Which brings me to my core concern – Japanification. If we are looking for one society that beautifully exemplifies what could happen if we bolt the door and shut down mass immigration, it is Japan. It is a very culturally homogenous society which has never seen anything remotely wrong with, in effect, stopping immigration in its tracks in relative terms. Refuges are few and far between and the native Korean population has traditionally been subject of deeply entrenched racist prejudice although attitudes are now changing. Local citizens are even reacting in horror in some areas to an influx of Chinese tourists – all these foreigners in their shops! Japanese society has quietly and it has to be said very effectively decided that it doesn’t want our multicultural society. It has made a very conscious choice and I’m always curious why nationalist conservatives the world over don’t look to it as a shining example of whats possible with a Siege mentality.
But Japan is also a society in the grip of a decade’s long process of steady demographic decline i.e it’s ageing at a frightening rate. Again, I don’t need to repeat the statistics because we all know them. One number though stands out for me. Its population is set to decline from the current 126 million to 83 million by 2050. It’s startling number but not unique – Italy’s population is also set to decline from just under 60 million to 49 million over the same time span.
This declining population must inevitably result in a number of co-dependent processes not least a decline in consumer spending but also a weakening in the GDP growth rate. Another co-dependent process must be an increase in national level debt, as the burden of paying for an ever-increasing, ageing dependent population falls on a smaller number of working age people.
Combine high levels of debt with low trend growth rates, and a declining population and we have the textbook definition of Japanification. But for me (managed) immigration is one of the keys to unlocking this challenge – though of course not the only one. If, as many policymakers are now arguing in Tokyo, immigration levels were to rise very steadily, that demographic headwind could be minimised.

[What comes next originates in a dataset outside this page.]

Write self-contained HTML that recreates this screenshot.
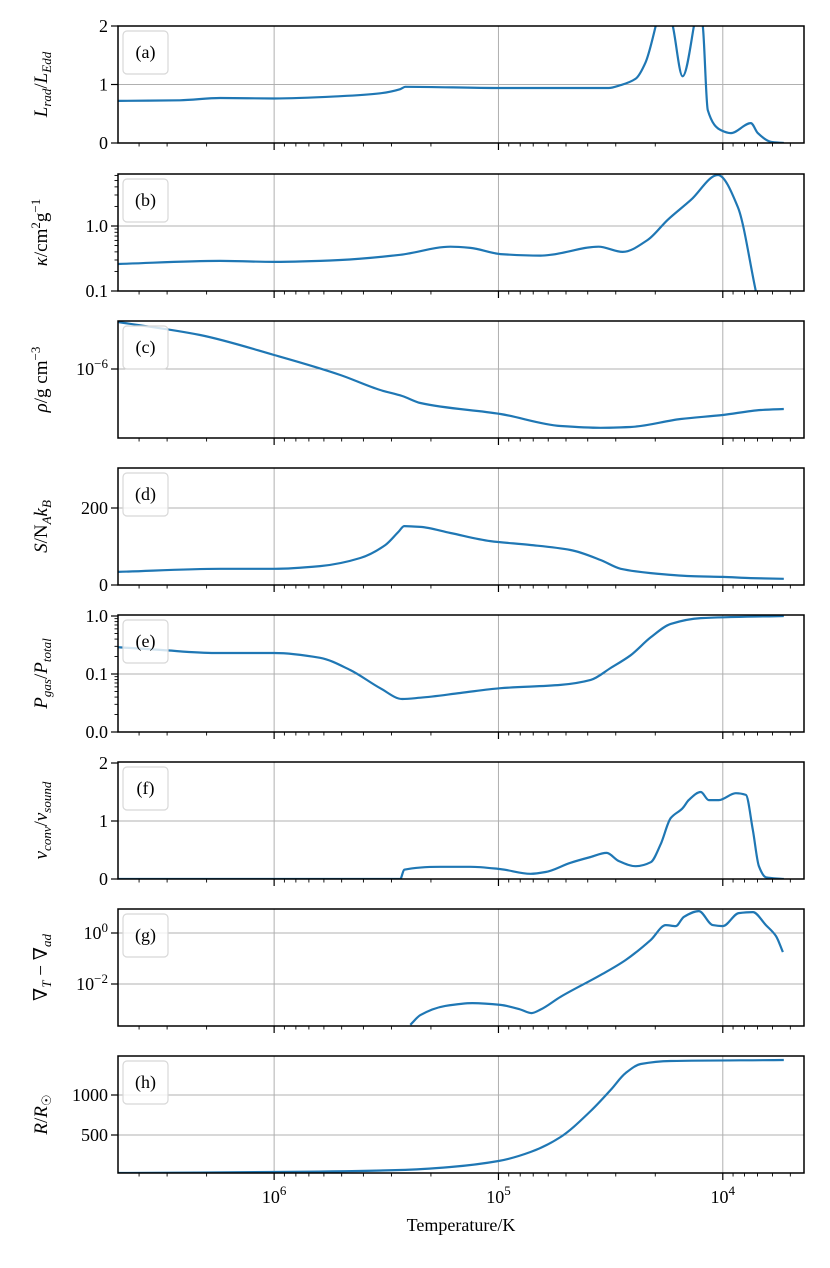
<!DOCTYPE html>
<html><head><meta charset="utf-8"><style>
body{margin:0;background:#fff}
svg text{font-family:"Liberation Serif","DejaVu Serif",serif;fill:#000}
</style></head><body>
<svg id="fig" width="830" height="1263" viewBox="0 0 830 1263" xmlns="http://www.w3.org/2000/svg"></svg>
<script>
// ---- data (log10 temperature vs quantities) ----
const aT=[6.696,6.42,6.241,6.0,5.705,5.527,5.438,5.415,4.991,4.723,4.509,4.455,4.388,4.344,4.299,4.263,4.223,4.179,4.129,4.112,4.089,4.067,4.009,3.964,3.875,3.844,3.786,3.728];
const aV=[0.72,0.73,0.77,0.76,0.80,0.85,0.92,0.96,0.94,0.94,0.94,0.99,1.1,1.38,2.0,2.6,2.0,1.14,2.0,2.5,2.0,0.56,0.22,0.17,0.34,0.17,0.02,0.0];
const bT=[6.696,6.241,6.0,5.705,5.438,5.214,5.125,4.991,4.812,4.768,4.554,4.446,4.335,4.246,4.143,4.022,3.933,3.853];
const bV=[0.26,0.29,0.28,0.30,0.36,0.48,0.46,0.37,0.35,0.36,0.48,0.40,0.61,1.24,2.5,6.1,1.96,0.1];
const cT=[6.696,6.33,6.0,5.705,5.527,5.429,5.348,4.991,4.723,4.545,4.411,4.1875,4.0,3.83,3.728];
const cLogRho=[-5.608,-5.717,-5.883,-6.05,-6.175,-6.225,-6.283,-6.375,-6.475,-6.49,-6.483,-6.417,-6.383,-6.342,-6.333];
const dT=[6.696,6.241,6.0,5.795,5.616,5.504,5.446,5.42,5.348,5.214,5.036,4.857,4.679,4.545,4.455,4.321,4.143,4.0,3.875,3.728];
const dV=[34,42,42,49,70,104,138,153,151,135,114,104,91,65,42,31,23,21,18,16];
const eT=[6.696,6.509,6.263,6.0,5.795,5.661,5.527,5.429,5.348,5.17,4.991,4.723,4.589,4.5,4.411,4.321,4.232,4.098,3.728];
const eV=[0.29,0.26,0.23,0.23,0.19,0.117,0.057,0.037,0.039,0.047,0.057,0.065,0.079,0.127,0.21,0.43,0.73,0.92,1.0];
const fT=[6.696,5.438,5.42,5.259,5.125,4.991,4.857,4.79,4.679,4.589,4.518,4.464,4.388,4.321,4.277,4.232,4.179,4.152,4.098,4.0625,4.018,3.942,3.897,3.866,3.839,3.808,3.728];
const fV=[0,0,0.16,0.21,0.21,0.17,0.09,0.12,0.28,0.38,0.45,0.31,0.22,0.29,0.60,1.05,1.22,1.36,1.5,1.36,1.36,1.48,1.45,0.84,0.22,0.03,0];
const gT=[5.393,5.348,5.237,5.116,4.991,4.902,4.853,4.812,4.723,4.545,4.433,4.321,4.254,4.21,4.174,4.107,4.045,4.0,3.929,3.866,3.808,3.763,3.732];
const gLog=[-3.6,-3.22,-2.86,-2.75,-2.82,-3.0,-3.14,-3.0,-2.5,-1.65,-1.06,-0.27,0.31,0.27,0.63,0.86,0.31,0.27,0.78,0.82,0.31,-0.12,-0.75];
const hT=[6.696,6.0,5.438,5.214,5.0,4.857,4.723,4.589,4.5,4.433,4.366,4.232,3.728];
const hV=[25,37,62,100,175,287,475,800,1062,1275,1387,1425,1437];
const xTickExp=[6,5,4];
const panelLetters=["a","b","c","d","e","f","g","h"];

const svg=document.getElementById('fig');
const NS='http://www.w3.org/2000/svg';
const L=118,R=804,TMAX=6.696,TMIN=3.638;
const xs=t=>L+(TMAX-t)/(TMAX-TMIN)*(R-L);
function mk(tag,attrs,parent){const e=document.createElementNS(NS,tag);for(const k in attrs)e.setAttribute(k,attrs[k]);(parent||svg).appendChild(e);return e;}
// monotone cubic (Fritsch-Carlson) – no loops/overshoot
function smooth(p){const n=p.length;const dx=[],s=[];
 for(let i=0;i<n-1;i++){dx.push(p[i+1][0]-p[i][0]);s.push((p[i+1][1]-p[i][1])/dx[i]);}
 const m=new Array(n);m[0]=s[0];m[n-1]=s[n-2];
 for(let i=1;i<n-1;i++){if(s[i-1]*s[i]<=0)m[i]=0;else{const w1=2*dx[i]+dx[i-1],w2=dx[i]+2*dx[i-1];m[i]=(w1+w2)/(w1/s[i-1]+w2/s[i]);}}
 let d='M'+p[0][0].toFixed(1)+','+p[0][1].toFixed(1);
 for(let i=0;i<n-1;i++){const h=dx[i]/3;
  d+=' C'+(p[i][0]+h).toFixed(1)+','+(p[i][1]+m[i]*h).toFixed(1)+' '+(p[i+1][0]-h).toFixed(1)+','+(p[i+1][1]-m[i+1]*h).toFixed(1)+' '+p[i+1][0].toFixed(1)+','+p[i+1][1].toFixed(1);}
 return d;}

const panels=[
 {top:26,ys:v=>143-v*58.5,ticks:[[0,'0'],[1,'1'],[2,'2']],T:aT,V:aV,label:'<tspan font-style="italic">L</tspan><tspan font-style="italic" font-size="13" dy="4">rad</tspan><tspan dy="-4">/</tspan><tspan font-style="italic">L</tspan><tspan font-style="italic" font-size="13" dy="4">Edd</tspan>'},
 {top:174,ys:v=>226-Math.log10(v)*65,ticks:[[0.1,'0.1'],[1,'1.0']],minor:{decs:[-1,0]},T:bT,V:bV,label:'<tspan font-style="italic">κ</tspan>/cm<tspan font-size="13" dy="-7">2</tspan><tspan dy="7">g</tspan><tspan font-size="13" dy="-7">−1</tspan>'},
 {top:321,ys:v=>369-(v+6)*120,ticks:[[-6,'10−6']],T:cT,V:cLogRho,sup:true,label:'<tspan font-style="italic">ρ</tspan>/g cm<tspan font-size="13" dy="-7">−3</tspan>'},
 {top:468,ys:v=>585-v*0.385,ticks:[[0,'0'],[200,'200']],T:dT,V:dV,label:'<tspan font-style="italic">S</tspan>/N<tspan font-style="italic" font-size="13" dy="4">A</tspan><tspan font-style="italic" dy="-4">k</tspan><tspan font-style="italic" font-size="13" dy="4">B</tspan>'},
 {top:615,ys:v=>616-Math.log10(v)*58,ticks:[[0.01,'0.0'],[0.1,'0.1'],[1,'1.0']],minor:{decs:[-2,-1,0]},T:eT,V:eV,label:'<tspan font-style="italic">P</tspan><tspan font-style="italic" font-size="13" dy="4">gas</tspan><tspan dy="-4">/</tspan><tspan font-style="italic">P</tspan><tspan font-style="italic" font-size="13" dy="4">total</tspan>'},
 {top:762,ys:v=>879-v*58,ticks:[[0,'0'],[1,'1'],[2,'2']],T:fT,V:fV,label:'<tspan font-style="italic">v</tspan><tspan font-style="italic" font-size="13" dy="4">conv</tspan><tspan dy="-4">/</tspan><tspan font-style="italic">v</tspan><tspan font-style="italic" font-size="13" dy="4">sound</tspan>'},
 {top:909,ys:v=>933-v*25.5,ticks:[[0,'100'],[-2,'10−2']],T:gT,V:gLog,sup:true,label:'∇<tspan font-style="italic" font-size="13" dy="4">T</tspan><tspan dy="-4"> − ∇</tspan><tspan font-style="italic" font-size="13" dy="4">ad</tspan>'},
 {top:1056,ys:v=>1175-v*0.08,ticks:[[500,'500'],[1000,'1000']],T:hT,V:hV,label:'<tspan font-style="italic">R</tspan>/<tspan font-style="italic">R</tspan><tspan font-size="13" dy="4">☉</tspan>'}
];
const H=117;
panels.forEach((p,i)=>{
 const g=mk('g',{});  
 const top=p.top,bot=top+H;
 const cid='clip'+i; const cp=mk('clipPath',{id:cid},g); mk('rect',{x:L,y:top,width:R-L,height:H},cp);
 xTickExp.forEach(e=>{const x=xs(e);mk('line',{x1:x,x2:x,y1:top,y2:bot,stroke:'#b0b0b0','stroke-width':1},g);});
 p.ticks.forEach(t=>{const y=p.ys(t[0]);if(y>top+1&&y<bot-1)mk('line',{x1:L,x2:R,y1:y,y2:y,stroke:'#b0b0b0','stroke-width':1},g);});
 const pts=p.T.map((t,k)=>[xs(t),p.ys(p.V[k])]);
 const path=mk('path',{d:smooth(pts),fill:'none',stroke:'#1f77b4','stroke-width':2.2,'clip-path':'url(#'+cid+')'},g);
 
 
 mk('rect',{x:L,y:top,width:R-L,height:H,fill:'none',stroke:'#000','stroke-width':1.5},g);
 for(let e=3;e<=6;e++){for(let m=1;m<=9;m++){const t=e+Math.log10(m);if(t<TMIN||t>TMAX)continue;const x=xs(t);
  mk('line',{x1:x,x2:x,y1:bot,y2:bot+(m==1?7:3.5),stroke:'#000','stroke-width':m==1?1.2:0.9},g);}}
 p.ticks.forEach(t=>{const y=p.ys(t[0]);mk('line',{x1:L,x2:L-7,y1:y,y2:y,stroke:'#000','stroke-width':1.2},g);
  const tx=mk('text',{x:L-10,y:y+6,'text-anchor':'end','font-size':18},g);
  if(p.sup){tx.innerHTML='10<tspan font-size="13" dy="-7">'+t[1].slice(2)+'</tspan>';}else tx.textContent=t[1];
  });
 if(p.minor){p.minor.decs.forEach(d=>{for(let m=2;m<=9;m++){const y=p.ys(m*Math.pow(10,d));if(y<top-0.5)continue;mk('line',{x1:L,x2:L-3.5,y1:y,y2:y,stroke:'#000','stroke-width':0.9},g);}});}
 const cy=top+H/2;
 const yl=mk('text',{x:0,y:0,'text-anchor':'middle','font-size':19,transform:'translate(47,'+cy+') rotate(-90)'},g);
 yl.innerHTML=p.label;
 
 const lb=mk('g',{},g);
 mk('rect',{x:123,y:top+5,width:45,height:43,rx:4,fill:'#fff','fill-opacity':0.8,stroke:'#d8d8d8','stroke-width':1.2},lb);
 const lt=mk('text',{x:145.5,y:top+32,'text-anchor':'middle','font-size':18},lb);lt.textContent='('+panelLetters[i]+')';
});
xTickExp.forEach(e=>{const t=mk('text',{x:xs(e),y:1203,'text-anchor':'middle','font-size':18});t.innerHTML='10<tspan font-size="13" dy="-8">'+e+'</tspan>';
 });
const xt=mk('text',{x:461,y:1231,'text-anchor':'middle','font-size':18});xt.textContent='Temperature/K';

</script>
</body></html>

Back in the West, I think we are reaching a crucial juncture with immigration. Those of us arguing in FAVOUR of managed immigration are in danger of entirely losing the debate. When even reasonable Conservative ministers argue for an absolute immigration cap at entirely token levels of 100,000 pa, you know the argument is lost. The great mass of middle England has decided that it has had enough of mass immigration. It wants it stopped and stopped now. If it means slower economic growth rate, so be it. But I think the reaction will be much more extensive and long-lasting. The next crisis on Europe’s borders (Algeria, Egypt, Morocco, Ukraine, Belarus – take your pick) will bring another huge wave of desperate refugees into Europe and I can foresee the barriers going up across the continent. We mock Trump for his walls but within a few decades, we’ll have our own walls at all key land crossings into the Eurozone. I can also foresee a series of ever-tougher maritime controls to keep out refugees. And crucially, I wouldn’t be remotely surprised to see Europe attempt to renege on the various UN conventions on refugee status – and rewrite the rules to exclude sudden mass migrations.

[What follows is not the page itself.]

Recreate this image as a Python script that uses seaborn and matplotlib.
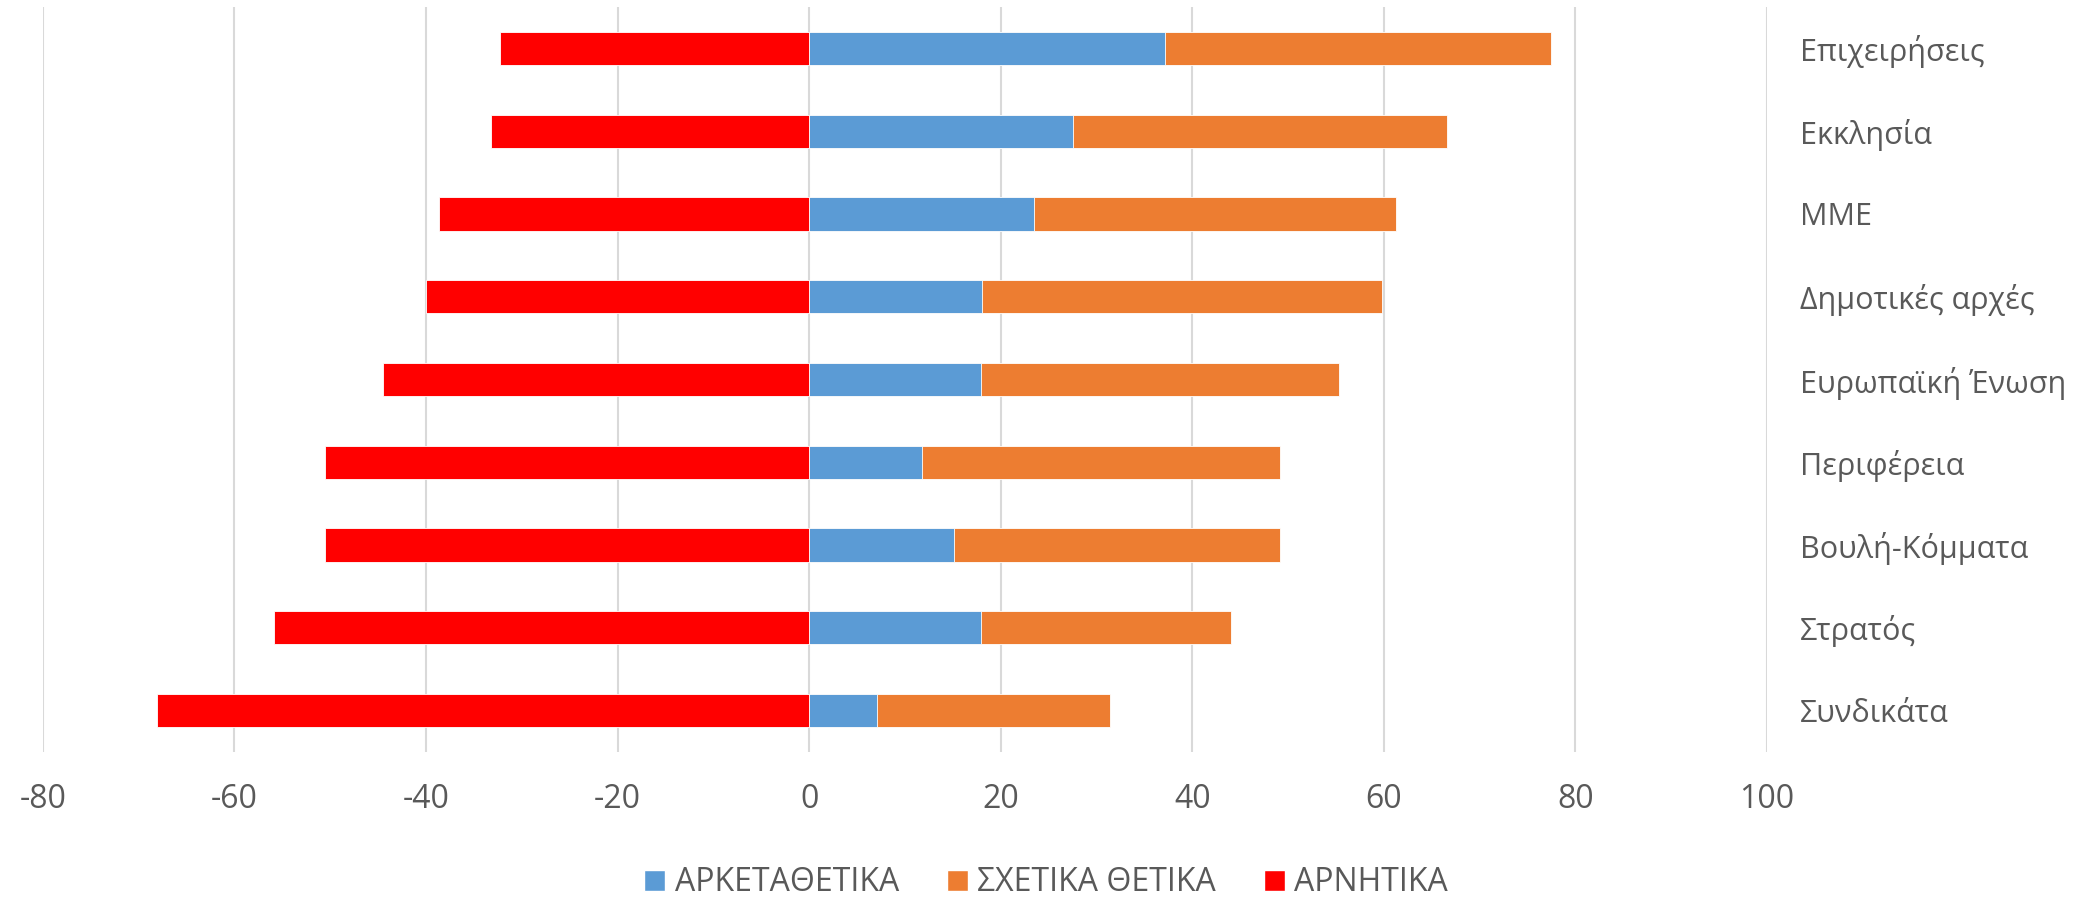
import numpy as np
import matplotlib
matplotlib.use("Agg")
import matplotlib.pyplot as plt
import seaborn as sns
from matplotlib.patches import Patch

# data, top to bottom
categories = ["Επιχειρήσεις", "Εκκλησία", "ΜΜΕ", "Δημοτικές αρχές", "Ευρωπαϊκή Ένωση",
              "Περιφέρεια", "Βουλή-Κόμματα", "Στρατός", "Συνδικάτα"]
arketa_thetika = [37.2, 27.6, 23.5, 18.1, 17.9, 11.8, 15.1, 17.9, 7.1]
sxetika_thetika = [40.3, 39.0, 37.8, 41.7, 37.4, 37.4, 34.1, 26.1, 24.3]
arnitika = [-32.3, -33.2, -38.6, -40.0, -44.5, -50.5, -50.5, -55.9, -68.1]
series_names = ["ΑΡΚΕΤΑΘΕΤΙΚΑ", "ΣΧΕΤΙΚΑ ΘΕΤΙΚΑ", "ΑΡΝΗΤΙΚΑ"]
xticks = [-80, -60, -40, -20, 0, 20, 40, 60, 80, 100]

BLUE = "#5B9BD5"
ORANGE = "#ED7D31"
RED = "#FF0000"
TEXT = "#595959"
GRID = "#D9D9D9"

sns.set_theme(style="white")
plt.rcParams["font.family"] = ["Open Sans", "DejaVu Sans"]

fig = plt.figure(figsize=(20.98, 9.01), dpi=100)
ax = fig.add_axes([0.0204, 0.1654, 0.8218, 0.8268])

# stacked positive part: draw the total in orange, blue on top of it
total_pos = np.array(arketa_thetika) + np.array(sxetika_thetika)
sns.barplot(x=total_pos, y=categories, color=ORANGE, width=0.4, orient="h",
            saturation=1, edgecolor="white", linewidth=0.6, ax=ax)
sns.barplot(x=arketa_thetika, y=categories, color=BLUE, width=0.4, orient="h",
            saturation=1, edgecolor="white", linewidth=0.6, ax=ax)
sns.barplot(x=arnitika, y=categories, color=RED, width=0.4, orient="h",
            saturation=1, edgecolor="white", linewidth=0.6, ax=ax)

ax.set_xlim(-80, 100)
ax.set_xticks(xticks)
ax.set_xticklabels([str(t) for t in xticks])
ax.xaxis.grid(True, color=GRID, linewidth=1.5)
ax.yaxis.grid(False)
ax.set_axisbelow(True)
for s in ax.spines.values():
    s.set_visible(False)

ax.yaxis.tick_right()
ax.tick_params(axis="y", length=0, pad=24, labelsize=22, labelcolor=TEXT)
ax.tick_params(axis="x", length=0, pad=22, labelsize=23, labelcolor=TEXT)
ax.set_xlabel("")
ax.set_ylabel("")

handles = [Patch(facecolor=c) for c in (BLUE, ORANGE, RED)]
fig.legend(handles, series_names, loc="center", bbox_to_anchor=(0.4986, 0.02),
           ncol=3, frameon=False, fontsize=23, labelcolor=TEXT,
           handlelength=0.65, handleheight=0.65, handletextpad=0.3,
           columnspacing=1.5)

fig.savefig("out.png", dpi=100)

The investment effect of this movement to close the borders will, I think, be huge. Immigration will begin to ebb away as a driver of growth. This will happen at exactly the same time as the inevitable ageing of our societies – and the consequently increased cost burden will start to really bite. The Economist Magazine only this weekend carried an article suggesting that the single biggest burden on most states and cities in the US is their DB pension schemes liabilities. Cities are quite literally going bust because of the weight of these liabilities. We’ll also feel this pressure here in the UK over the next decade, straining an already fragile public-sector balance sheet. Immigration is one way of helping to mitigate this pressure but it will slowly recede in importance as a policy tool, forcing us to consider a combination of higher fiscal debt levels and more punitive and egalitarian tax rates.
The net effect in investment terms is that the Japanification process will intensify in Europe and I believe that investors need to get their heads around the business implications. My guess is that we’ll see lower trend growth and the need for more extensive central bank and fiscal intervention. We’ll also see many businesses react to tighter labour markets by investing in new labour saving technology which might paradoxically help to increase per capita productivity levels I’d also guess that these forces will help keep inflation under control which will, in turn, underpin a regime of below-average long-term interest rates. This might, in turn, help underpin what are already highly rated bonds and equities.
All is not lost though if liberals and enthusiasts for a more multicultural society make the argument in favour of immigration, and of managed population policies that extend beyond just letting foreign students study at our universities and a few IT experts work in the City. Liberals throughout the West have simply assumed that just having more diversity is a public good. For many of our fellow citizens, it isn’t. It’s actually seen as a threat to their worldviews and their sense of social cohesion. We need to take those views seriously and not just write them off as racist – if they lived in Japan they’d be regarded as normal and mainstream. If we fail this challenge, Trump will just be the start of a much nastier trend.